MATERIAL TO PROCESS =>
★ ★ ★

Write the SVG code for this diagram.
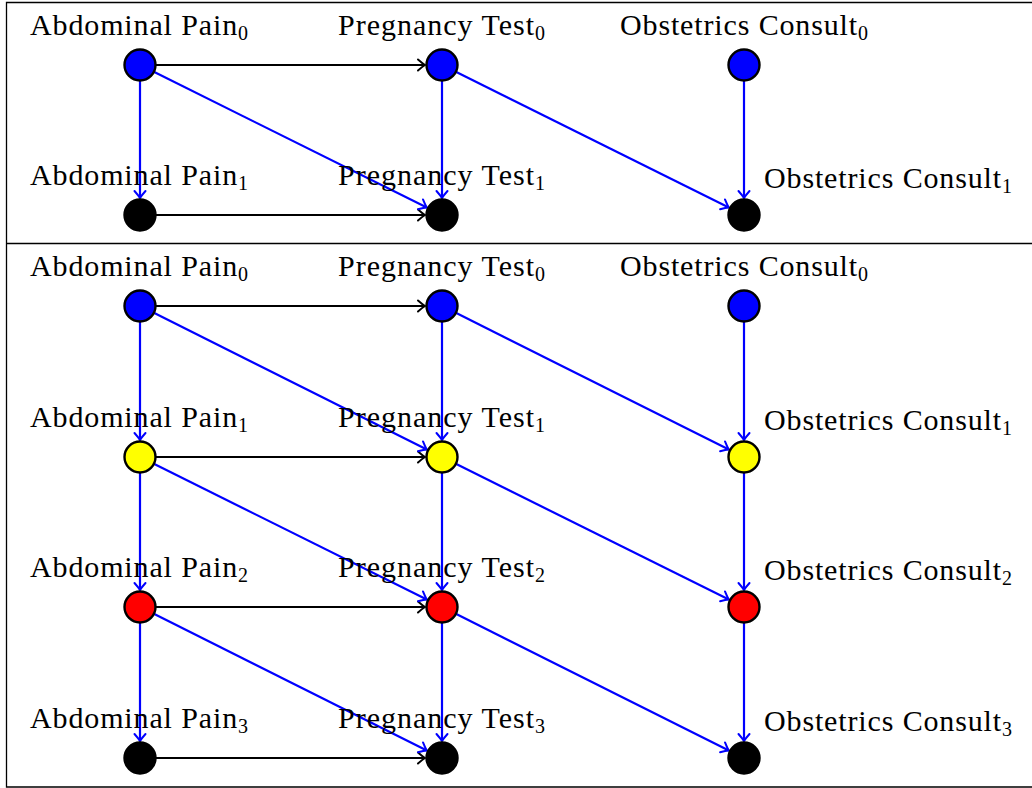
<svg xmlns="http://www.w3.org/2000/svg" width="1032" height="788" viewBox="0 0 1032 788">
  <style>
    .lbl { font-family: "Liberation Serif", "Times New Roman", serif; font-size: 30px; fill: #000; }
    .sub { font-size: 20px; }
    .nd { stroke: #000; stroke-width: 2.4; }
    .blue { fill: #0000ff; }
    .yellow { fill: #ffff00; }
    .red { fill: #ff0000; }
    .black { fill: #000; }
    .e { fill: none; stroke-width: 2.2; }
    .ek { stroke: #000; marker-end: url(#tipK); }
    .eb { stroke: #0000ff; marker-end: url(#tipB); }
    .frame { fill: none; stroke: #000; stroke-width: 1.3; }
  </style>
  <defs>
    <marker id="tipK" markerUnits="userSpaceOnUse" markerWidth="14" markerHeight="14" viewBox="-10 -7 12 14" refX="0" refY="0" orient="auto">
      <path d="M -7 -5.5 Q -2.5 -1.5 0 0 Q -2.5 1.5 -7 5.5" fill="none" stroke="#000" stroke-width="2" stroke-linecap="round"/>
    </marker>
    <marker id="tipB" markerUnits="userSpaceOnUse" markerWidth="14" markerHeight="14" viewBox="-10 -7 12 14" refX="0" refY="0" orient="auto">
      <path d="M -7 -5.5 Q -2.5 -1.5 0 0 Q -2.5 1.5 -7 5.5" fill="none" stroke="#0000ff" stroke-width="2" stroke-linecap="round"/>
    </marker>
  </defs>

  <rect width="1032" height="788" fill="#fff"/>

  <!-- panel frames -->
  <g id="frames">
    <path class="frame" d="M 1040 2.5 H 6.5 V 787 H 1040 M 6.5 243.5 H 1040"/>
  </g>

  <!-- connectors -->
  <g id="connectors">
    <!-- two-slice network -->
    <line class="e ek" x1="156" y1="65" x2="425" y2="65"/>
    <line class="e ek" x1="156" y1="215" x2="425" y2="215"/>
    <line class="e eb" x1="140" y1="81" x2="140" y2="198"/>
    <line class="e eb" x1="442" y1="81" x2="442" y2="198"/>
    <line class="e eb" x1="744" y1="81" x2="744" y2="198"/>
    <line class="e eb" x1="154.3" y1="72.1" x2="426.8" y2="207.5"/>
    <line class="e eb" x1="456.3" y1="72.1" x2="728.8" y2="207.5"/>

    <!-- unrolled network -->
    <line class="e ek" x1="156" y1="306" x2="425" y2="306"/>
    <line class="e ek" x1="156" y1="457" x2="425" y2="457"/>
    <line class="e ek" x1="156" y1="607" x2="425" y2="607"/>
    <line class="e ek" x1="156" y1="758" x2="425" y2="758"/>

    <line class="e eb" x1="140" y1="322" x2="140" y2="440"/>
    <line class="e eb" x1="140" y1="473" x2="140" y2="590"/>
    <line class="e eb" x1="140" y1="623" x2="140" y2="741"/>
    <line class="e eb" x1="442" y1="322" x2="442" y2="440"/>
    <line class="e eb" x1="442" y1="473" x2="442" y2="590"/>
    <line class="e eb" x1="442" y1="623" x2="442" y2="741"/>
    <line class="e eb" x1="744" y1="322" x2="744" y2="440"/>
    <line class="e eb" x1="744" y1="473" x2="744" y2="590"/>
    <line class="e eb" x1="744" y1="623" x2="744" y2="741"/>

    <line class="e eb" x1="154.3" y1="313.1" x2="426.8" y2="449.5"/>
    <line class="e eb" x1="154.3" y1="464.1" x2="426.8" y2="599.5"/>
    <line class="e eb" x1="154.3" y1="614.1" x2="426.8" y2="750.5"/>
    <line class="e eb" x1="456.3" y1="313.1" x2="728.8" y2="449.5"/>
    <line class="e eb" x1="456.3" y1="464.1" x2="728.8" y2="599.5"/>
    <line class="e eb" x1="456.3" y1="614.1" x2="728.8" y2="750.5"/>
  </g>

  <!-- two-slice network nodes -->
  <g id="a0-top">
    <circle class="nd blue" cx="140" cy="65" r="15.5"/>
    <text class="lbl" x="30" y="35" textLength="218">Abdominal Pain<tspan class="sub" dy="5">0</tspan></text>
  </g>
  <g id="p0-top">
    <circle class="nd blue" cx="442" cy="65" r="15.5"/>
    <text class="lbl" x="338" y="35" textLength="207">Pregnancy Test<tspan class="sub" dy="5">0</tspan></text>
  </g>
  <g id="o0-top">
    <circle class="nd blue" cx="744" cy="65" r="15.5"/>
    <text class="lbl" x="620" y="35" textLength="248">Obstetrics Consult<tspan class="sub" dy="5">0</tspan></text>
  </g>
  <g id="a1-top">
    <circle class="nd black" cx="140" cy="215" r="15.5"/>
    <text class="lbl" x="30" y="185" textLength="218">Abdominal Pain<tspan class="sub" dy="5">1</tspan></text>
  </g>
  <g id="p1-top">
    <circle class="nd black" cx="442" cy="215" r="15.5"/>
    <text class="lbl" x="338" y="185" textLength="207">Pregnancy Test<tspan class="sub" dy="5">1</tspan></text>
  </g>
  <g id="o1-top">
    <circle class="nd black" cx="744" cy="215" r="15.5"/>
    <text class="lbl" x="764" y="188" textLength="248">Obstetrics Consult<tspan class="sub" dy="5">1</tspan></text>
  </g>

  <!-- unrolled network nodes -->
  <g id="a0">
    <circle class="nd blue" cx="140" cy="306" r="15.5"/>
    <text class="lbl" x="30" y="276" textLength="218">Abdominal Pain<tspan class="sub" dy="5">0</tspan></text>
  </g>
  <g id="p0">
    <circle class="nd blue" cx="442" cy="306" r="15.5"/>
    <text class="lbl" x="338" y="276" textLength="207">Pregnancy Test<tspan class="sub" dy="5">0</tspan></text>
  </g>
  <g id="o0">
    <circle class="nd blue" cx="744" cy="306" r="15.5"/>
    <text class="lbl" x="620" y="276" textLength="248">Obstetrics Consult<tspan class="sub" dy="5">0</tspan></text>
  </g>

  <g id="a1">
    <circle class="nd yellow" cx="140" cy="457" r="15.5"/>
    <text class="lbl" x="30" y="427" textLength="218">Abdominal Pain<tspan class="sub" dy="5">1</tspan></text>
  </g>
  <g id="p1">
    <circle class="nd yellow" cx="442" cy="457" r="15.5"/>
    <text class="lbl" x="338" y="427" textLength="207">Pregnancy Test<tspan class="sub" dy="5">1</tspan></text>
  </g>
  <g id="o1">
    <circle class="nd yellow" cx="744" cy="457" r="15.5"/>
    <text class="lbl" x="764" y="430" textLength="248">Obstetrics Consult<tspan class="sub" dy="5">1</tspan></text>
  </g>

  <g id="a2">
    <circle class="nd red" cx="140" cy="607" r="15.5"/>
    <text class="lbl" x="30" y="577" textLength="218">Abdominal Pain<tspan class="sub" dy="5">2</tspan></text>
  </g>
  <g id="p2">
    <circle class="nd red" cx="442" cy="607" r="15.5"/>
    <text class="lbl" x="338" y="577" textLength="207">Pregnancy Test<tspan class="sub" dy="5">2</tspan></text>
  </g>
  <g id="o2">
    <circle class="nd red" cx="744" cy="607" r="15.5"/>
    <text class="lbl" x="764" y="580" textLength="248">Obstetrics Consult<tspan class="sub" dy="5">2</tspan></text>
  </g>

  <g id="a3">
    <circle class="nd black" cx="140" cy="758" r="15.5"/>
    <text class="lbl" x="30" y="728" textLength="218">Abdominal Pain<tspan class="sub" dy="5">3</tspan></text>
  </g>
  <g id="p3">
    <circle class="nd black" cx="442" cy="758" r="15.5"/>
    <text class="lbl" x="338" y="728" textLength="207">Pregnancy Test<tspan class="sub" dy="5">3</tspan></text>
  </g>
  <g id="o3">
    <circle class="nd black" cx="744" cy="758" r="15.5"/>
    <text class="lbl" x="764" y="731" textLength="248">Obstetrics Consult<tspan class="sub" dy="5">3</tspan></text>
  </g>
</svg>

★ ★ ★

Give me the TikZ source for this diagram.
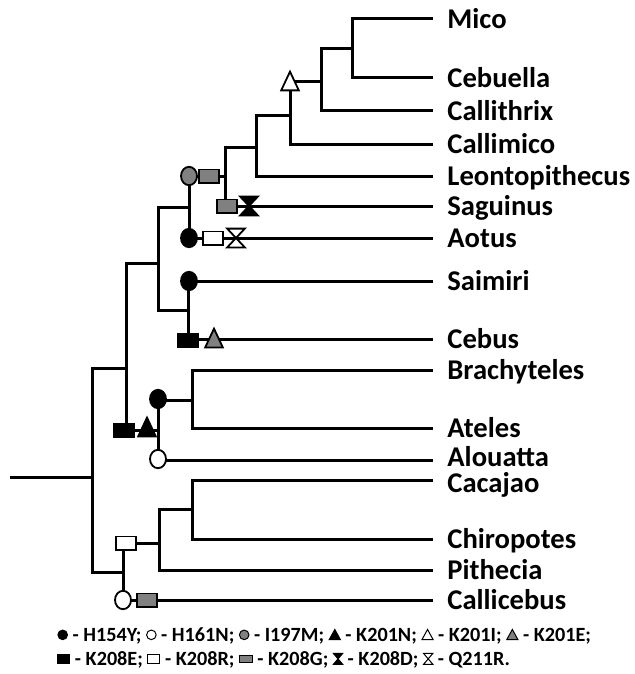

★ ★ ★

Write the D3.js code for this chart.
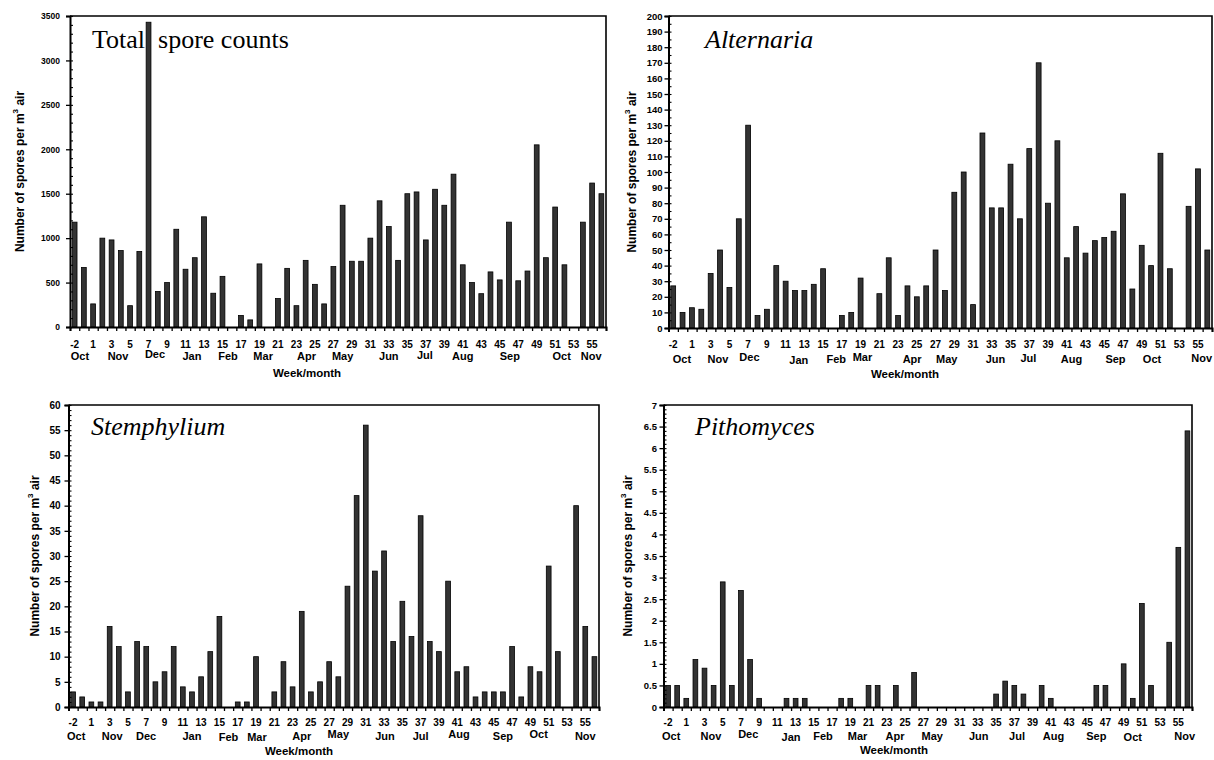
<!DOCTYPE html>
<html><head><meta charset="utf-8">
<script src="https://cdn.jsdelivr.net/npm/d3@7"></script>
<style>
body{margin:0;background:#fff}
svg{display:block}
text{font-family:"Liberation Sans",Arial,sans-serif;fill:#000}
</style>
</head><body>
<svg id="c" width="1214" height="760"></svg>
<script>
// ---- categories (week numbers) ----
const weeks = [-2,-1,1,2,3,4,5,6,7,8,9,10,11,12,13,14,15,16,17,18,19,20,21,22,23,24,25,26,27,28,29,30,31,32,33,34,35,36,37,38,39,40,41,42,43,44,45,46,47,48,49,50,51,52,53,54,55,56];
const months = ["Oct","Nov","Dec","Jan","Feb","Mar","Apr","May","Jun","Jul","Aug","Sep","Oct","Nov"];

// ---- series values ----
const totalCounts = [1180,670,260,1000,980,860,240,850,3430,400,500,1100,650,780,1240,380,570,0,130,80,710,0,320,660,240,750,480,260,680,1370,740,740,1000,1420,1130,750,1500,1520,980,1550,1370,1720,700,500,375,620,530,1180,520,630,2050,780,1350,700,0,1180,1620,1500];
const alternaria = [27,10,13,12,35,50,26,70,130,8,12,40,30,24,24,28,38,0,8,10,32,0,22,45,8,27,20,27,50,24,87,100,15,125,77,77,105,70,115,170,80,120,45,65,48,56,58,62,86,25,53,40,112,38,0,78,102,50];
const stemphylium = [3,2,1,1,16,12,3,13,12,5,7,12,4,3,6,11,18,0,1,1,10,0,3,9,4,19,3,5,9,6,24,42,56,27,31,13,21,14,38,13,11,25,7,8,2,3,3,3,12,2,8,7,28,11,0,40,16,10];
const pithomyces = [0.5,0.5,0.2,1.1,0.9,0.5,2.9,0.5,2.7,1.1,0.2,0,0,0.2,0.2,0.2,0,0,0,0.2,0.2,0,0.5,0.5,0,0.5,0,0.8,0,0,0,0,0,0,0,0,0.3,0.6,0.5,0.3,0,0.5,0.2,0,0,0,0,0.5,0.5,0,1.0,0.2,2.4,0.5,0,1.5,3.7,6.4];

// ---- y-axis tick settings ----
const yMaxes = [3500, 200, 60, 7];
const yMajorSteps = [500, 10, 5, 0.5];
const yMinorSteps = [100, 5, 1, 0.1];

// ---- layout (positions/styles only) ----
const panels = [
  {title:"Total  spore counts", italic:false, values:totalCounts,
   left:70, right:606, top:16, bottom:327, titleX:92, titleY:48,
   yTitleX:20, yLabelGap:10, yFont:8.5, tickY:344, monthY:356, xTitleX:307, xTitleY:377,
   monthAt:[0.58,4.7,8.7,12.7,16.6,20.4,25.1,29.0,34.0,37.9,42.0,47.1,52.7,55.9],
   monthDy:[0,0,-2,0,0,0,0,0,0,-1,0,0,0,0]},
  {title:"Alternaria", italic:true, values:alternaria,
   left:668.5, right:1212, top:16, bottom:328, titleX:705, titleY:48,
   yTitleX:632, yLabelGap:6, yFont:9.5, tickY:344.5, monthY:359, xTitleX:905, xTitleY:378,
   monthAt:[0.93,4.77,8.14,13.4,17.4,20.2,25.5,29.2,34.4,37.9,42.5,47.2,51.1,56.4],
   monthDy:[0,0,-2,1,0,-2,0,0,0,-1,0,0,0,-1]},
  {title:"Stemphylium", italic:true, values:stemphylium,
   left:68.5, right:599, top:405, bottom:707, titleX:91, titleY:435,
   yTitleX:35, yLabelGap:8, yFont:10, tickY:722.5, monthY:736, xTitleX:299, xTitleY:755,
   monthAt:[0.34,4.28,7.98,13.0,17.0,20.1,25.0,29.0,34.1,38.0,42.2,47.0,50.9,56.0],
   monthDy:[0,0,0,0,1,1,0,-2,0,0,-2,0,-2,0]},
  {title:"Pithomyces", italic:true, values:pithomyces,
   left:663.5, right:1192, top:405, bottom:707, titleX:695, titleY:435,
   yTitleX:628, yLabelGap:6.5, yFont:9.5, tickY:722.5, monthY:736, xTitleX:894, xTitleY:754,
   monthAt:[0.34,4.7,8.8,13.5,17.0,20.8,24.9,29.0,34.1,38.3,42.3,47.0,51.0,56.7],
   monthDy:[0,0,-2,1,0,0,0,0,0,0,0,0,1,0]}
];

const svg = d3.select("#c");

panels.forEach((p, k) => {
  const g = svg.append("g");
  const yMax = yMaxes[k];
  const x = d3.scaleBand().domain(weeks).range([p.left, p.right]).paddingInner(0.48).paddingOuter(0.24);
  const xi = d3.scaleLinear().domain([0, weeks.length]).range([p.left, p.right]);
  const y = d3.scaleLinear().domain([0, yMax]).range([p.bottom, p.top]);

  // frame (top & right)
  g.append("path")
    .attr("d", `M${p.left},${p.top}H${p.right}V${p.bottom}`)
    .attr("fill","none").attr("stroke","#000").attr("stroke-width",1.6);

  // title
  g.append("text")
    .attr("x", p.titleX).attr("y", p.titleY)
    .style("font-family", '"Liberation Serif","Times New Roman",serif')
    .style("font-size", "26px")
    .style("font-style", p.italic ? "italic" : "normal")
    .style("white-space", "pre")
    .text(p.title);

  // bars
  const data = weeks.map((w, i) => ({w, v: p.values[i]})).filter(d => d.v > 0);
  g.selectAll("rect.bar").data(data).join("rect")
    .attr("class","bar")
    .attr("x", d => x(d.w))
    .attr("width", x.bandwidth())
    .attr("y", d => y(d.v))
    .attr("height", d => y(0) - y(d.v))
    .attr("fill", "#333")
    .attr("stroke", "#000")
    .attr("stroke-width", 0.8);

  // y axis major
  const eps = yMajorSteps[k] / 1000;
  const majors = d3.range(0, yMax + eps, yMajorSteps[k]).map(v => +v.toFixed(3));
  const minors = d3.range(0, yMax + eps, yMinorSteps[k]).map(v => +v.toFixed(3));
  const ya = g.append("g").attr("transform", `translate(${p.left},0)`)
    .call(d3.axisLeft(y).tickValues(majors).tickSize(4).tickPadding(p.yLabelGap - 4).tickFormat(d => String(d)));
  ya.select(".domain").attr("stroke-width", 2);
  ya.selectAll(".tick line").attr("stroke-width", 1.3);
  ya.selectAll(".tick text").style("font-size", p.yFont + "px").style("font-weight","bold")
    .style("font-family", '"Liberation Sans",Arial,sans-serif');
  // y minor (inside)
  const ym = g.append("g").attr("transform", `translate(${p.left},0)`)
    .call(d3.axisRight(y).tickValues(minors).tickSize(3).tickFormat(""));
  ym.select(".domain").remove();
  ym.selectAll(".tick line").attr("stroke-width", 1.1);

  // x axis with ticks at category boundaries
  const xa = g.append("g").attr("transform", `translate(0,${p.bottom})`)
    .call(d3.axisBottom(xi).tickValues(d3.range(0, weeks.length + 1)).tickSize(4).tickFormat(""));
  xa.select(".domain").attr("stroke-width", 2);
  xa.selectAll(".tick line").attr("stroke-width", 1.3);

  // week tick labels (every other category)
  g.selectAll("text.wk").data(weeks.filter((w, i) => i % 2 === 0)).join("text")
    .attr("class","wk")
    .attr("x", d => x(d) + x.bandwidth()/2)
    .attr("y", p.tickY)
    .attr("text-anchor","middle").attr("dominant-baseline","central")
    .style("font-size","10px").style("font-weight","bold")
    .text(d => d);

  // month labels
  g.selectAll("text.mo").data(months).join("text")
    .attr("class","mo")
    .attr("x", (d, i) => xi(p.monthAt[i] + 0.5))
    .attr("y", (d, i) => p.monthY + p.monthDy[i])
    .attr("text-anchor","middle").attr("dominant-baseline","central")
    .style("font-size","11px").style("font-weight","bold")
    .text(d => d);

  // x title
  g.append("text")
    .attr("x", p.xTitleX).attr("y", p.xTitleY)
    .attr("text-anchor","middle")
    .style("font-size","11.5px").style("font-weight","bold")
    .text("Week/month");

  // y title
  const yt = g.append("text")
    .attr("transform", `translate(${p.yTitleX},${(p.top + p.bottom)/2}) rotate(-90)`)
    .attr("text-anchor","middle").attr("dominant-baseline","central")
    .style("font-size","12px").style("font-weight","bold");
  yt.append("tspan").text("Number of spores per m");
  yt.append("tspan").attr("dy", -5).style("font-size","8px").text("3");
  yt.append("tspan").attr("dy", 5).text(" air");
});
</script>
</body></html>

★ ★ ★

OBJECTIVE =>
Pull out every line containing "this".

RESPONSE =>
Write the SVG code for this diagram.
Give me the TikZ source for this diagram.
Write the D3.js code for this chart.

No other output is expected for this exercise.